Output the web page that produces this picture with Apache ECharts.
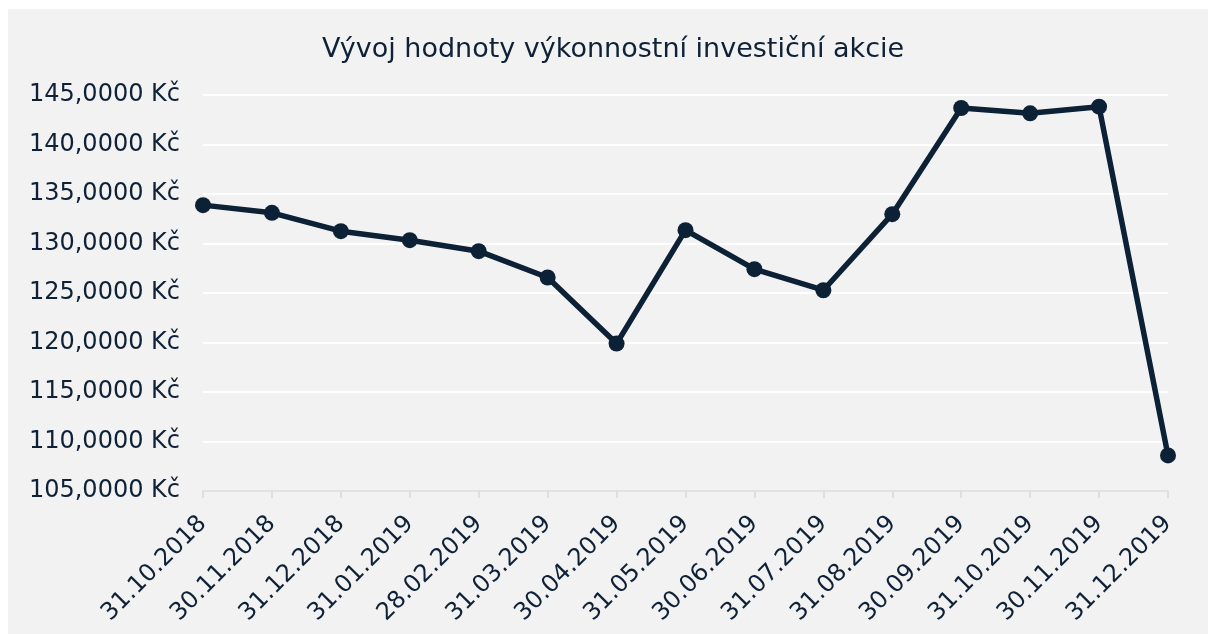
<!DOCTYPE html>
<html>
<head>
<meta charset="utf-8">
<script src="https://cdn.jsdelivr.net/npm/echarts@6/dist/echarts.min.js"></script>
<style>
  html, body { margin: 0; padding: 0; background: #ffffff; }
  #chart { position: absolute; left: 8px; top: 9px; width: 1200px; height: 625px; }
</style>
</head>
<body>
<div id="chart"></div>
<script>
const titleText = 'Vývoj hodnoty výkonnostní investiční akcie'
const dates = ['31.10.2018', '30.11.2018', '31.12.2018', '31.01.2019', '28.02.2019',
  '31.03.2019', '30.04.2019', '31.05.2019', '30.06.2019', '31.07.2019',
  '31.08.2019', '30.09.2019', '31.10.2019', '30.11.2019', '31.12.2019']
const values = [133.875, 133.100, 131.246, 130.336, 129.223,
  126.564, 119.889, 131.347, 127.403, 125.279,
  132.965, 143.685, 143.149, 143.817, 108.592]
const yMin = 105
const yMax = 145
const yStep = 5

const textColor = '#0e2136'
const lineColor = '#0c2136'
const font = 'DejaVu Sans, Verdana, sans-serif'

const myChart = echarts.init(document.getElementById('chart'))
myChart.setOption({
  backgroundColor: '#f2f2f2',
  animation: false,
  title: {
    text: titleText,
    left: 309,
    top: 22,
    textStyle: {
      color: textColor,
      fontFamily: font,
      fontSize: 27,
      fontWeight: 'normal'
    }
  },
  grid: {
    left: 195,
    right: 40,
    top: 86,
    bottom: 143
  },
  xAxis: {
    type: 'category',
    data: dates,
    boundaryGap: false,
    axisLine: { lineStyle: { color: '#d9d9d9', width: 1.5 } },
    axisTick: { show: true, length: 7, lineStyle: { color: '#d9d9d9', width: 1.5 } },
    axisLabel: {
      rotate: 45,
      interval: 0,
      margin: 29,
      color: textColor,
      fontFamily: font,
      fontSize: 24
    }
  },
  yAxis: {
    type: 'value',
    min: yMin,
    max: yMax,
    interval: yStep,
    axisLine: { show: false },
    axisTick: { show: false },
    splitLine: { lineStyle: { color: '#ffffff', width: 2 } },
    axisLabel: {
      margin: 23,
      color: textColor,
      fontFamily: font,
      fontSize: 24,
      formatter: function (v) {
        return v.toFixed(4).replace('.', ',') + ' Kč'
      }
    }
  },
  series: [{
    type: 'line',
    data: values,
    symbol: 'circle',
    symbolSize: 16,
    lineStyle: { color: lineColor, width: 5.5 },
    itemStyle: { color: lineColor }
  }]
})
</script>
</body>
</html>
..............................
§ AIM:
Print the complete listing exactly as it stands, without its pictures.

§ TASK RESULT:
Output the web page that produces this picture with Apache ECharts.
<!DOCTYPE html>
<html>
<head>
<meta charset="utf-8">
<script src="https://cdn.jsdelivr.net/npm/echarts@6/dist/echarts.min.js"></script>
<style>
  html, body { margin: 0; padding: 0; background: #ffffff; }
  #chart { position: absolute; left: 8px; top: 9px; width: 1200px; height: 625px; }
</style>
</head>
<body>
<div id="chart"></div>
<script>
const titleText = 'Vývoj hodnoty výkonnostní investiční akcie'
const dates = ['31.10.2018', '30.11.2018', '31.12.2018', '31.01.2019', '28.02.2019',
  '31.03.2019', '30.04.2019', '31.05.2019', '30.06.2019', '31.07.2019',
  '31.08.2019', '30.09.2019', '31.10.2019', '30.11.2019', '31.12.2019']
const values = [133.875, 133.100, 131.246, 130.336, 129.223,
  126.564, 119.889, 131.347, 127.403, 125.279,
  132.965, 143.685, 143.149, 143.817, 108.592]
const yMin = 105
const yMax = 145
const yStep = 5

const textColor = '#0e2136'
const lineColor = '#0c2136'
const font = 'DejaVu Sans, Verdana, sans-serif'

const myChart = echarts.init(document.getElementById('chart'))
myChart.setOption({
  backgroundColor: '#f2f2f2',
  animation: false,
  title: {
    text: titleText,
    left: 309,
    top: 22,
    textStyle: {
      color: textColor,
      fontFamily: font,
      fontSize: 27,
      fontWeight: 'normal'
    }
  },
  grid: {
    left: 195,
    right: 40,
    top: 86,
    bottom: 143
  },
  xAxis: {
    type: 'category',
    data: dates,
    boundaryGap: false,
    axisLine: { lineStyle: { color: '#d9d9d9', width: 1.5 } },
    axisTick: { show: true, length: 7, lineStyle: { color: '#d9d9d9', width: 1.5 } },
    axisLabel: {
      rotate: 45,
      interval: 0,
      margin: 29,
      color: textColor,
      fontFamily: font,
      fontSize: 24
    }
  },
  yAxis: {
    type: 'value',
    min: yMin,
    max: yMax,
    interval: yStep,
    axisLine: { show: false },
    axisTick: { show: false },
    splitLine: { lineStyle: { color: '#ffffff', width: 2 } },
    axisLabel: {
      margin: 23,
      color: textColor,
      fontFamily: font,
      fontSize: 24,
      formatter: function (v) {
        return v.toFixed(4).replace('.', ',') + ' Kč'
      }
    }
  },
  series: [{
    type: 'line',
    data: values,
    symbol: 'circle',
    symbolSize: 16,
    lineStyle: { color: lineColor, width: 5.5 },
    itemStyle: { color: lineColor }
  }]
})
</script>
</body>
</html>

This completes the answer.